Chopping up the surface is usually done by drawing two families of curves on the surface; surfaces are 2-dimensional. So compute $d\rr$ on each family, that is, take the cross product, and get the vector surface element in the form \begin{equation} d\SS = d\rr_1 \times d\rr_2 \label{Surface} \end{equation} In order to determine the area of the vector surface element, we need the magnitude of this expression, which is \begin{equation} \dS = |d\SS| = |d\rr_1\times d\rr_2| \label{Scalar} \end{equation} and which is called the (scalar) surface element. This should remind you of the corresponding expression for line integrals, namely $ds=|d\rr|$.

Figure 1: Chopping up a paraboloid in rectangular coordinates.

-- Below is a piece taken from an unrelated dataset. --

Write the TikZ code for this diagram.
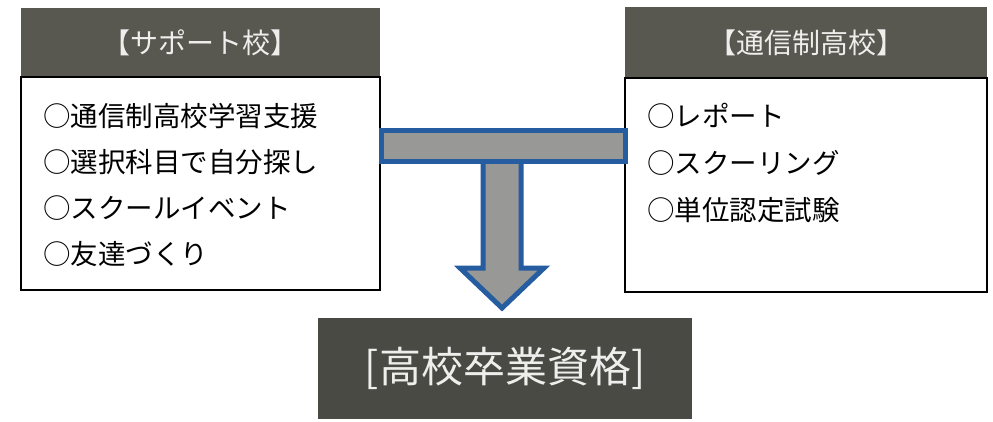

We illustrate this technique by computing the surface element for the paraboloid given by $z=x^2+y^2$, as shown in Figure 1, with the two families of curves corresponding to $\{x=\hbox{const}\}$ and $\{y=\hbox{const}\}$. We start with the basic formula for the vector differential $d\rr$, namely \begin{equation} d\rr = dx\,\ii + dy\,\jj + dz\,\kk \end{equation} What do you know? The expression for $z$ leads to \begin{equation} dz = 2x\,dx + 2y\,dy \end{equation} In rectangular coordinates, it is natural to consider infinitesimal displacements in the $x$ and $y$ directions. In the $x$ direction, $y$ is constant, so $dy=0$, and we obtain \begin{equation} d\rr_1 = dx\,\ii + 2x\,dx\,\kk \end{equation} Similarly, in the $y$ direction, $dx=0$, which leads to \begin{equation} d\rr_2 = dy\,\jj + 2y\,dy\,\kk \end{equation} Putting this together, we obtain \begin{eqnarray} d\SS = d\rr_1 \times d\rr_2 &=& (\ii + 2x\,\kk) \times (\jj + 2y\,\kk) \,dx\,dy \nonumber\\ &=& (-2x\,\ii - 2y\,\jj + \kk) \,dx\,dy \label{parabolaR} \end{eqnarray} for the vector surface element, and \begin{equation} \dS = \left|{-}2x\,\ii - 2y\,\jj + \kk\right| \,dx\,dy = \sqrt{1+4x^2+4y^2}\,dx\,dy \end{equation} for the scalar surface element. Can you repeat this computation in cylindrical coordinates? (See § {Less Symmetric Surfaces} for the answer.)

This construction emphasizes that “area” is really a vector, whose direction is perpendicular to the surface, and whose magnitude is the area. Note that there are always two choices for the direction; choosing one determines the orientation of the surface.

When using ($\ref{Surface}$) and ($\ref{Scalar}$), it doesn't matter how you chop up the surface. It is of course possible to get the opposite orientation, for instance by interchanging the roles of $d\rr_1$ and $d\rr_2$. Rather than worrying too much about getting the “right” orientation from the beginning, it is usually simpler to check at the end whether the one you've got agrees with the requirements of the problem. If not, insert a minus sign.

Just as a curve is a 1-dimensional set of points, a surface is 2-dimensional. When computing line integrals, it was necessary to write everything in terms of a single parameter before integrating. Similarly, for surface integrals one must write everything in terms of two parameters before starting to integrate.

Finally, a word about notation. You will often see $dS$ instead of $dA$, and $d\vec S$ instead of $d\SS$; most authors use $dA$ in the $xy$-plane.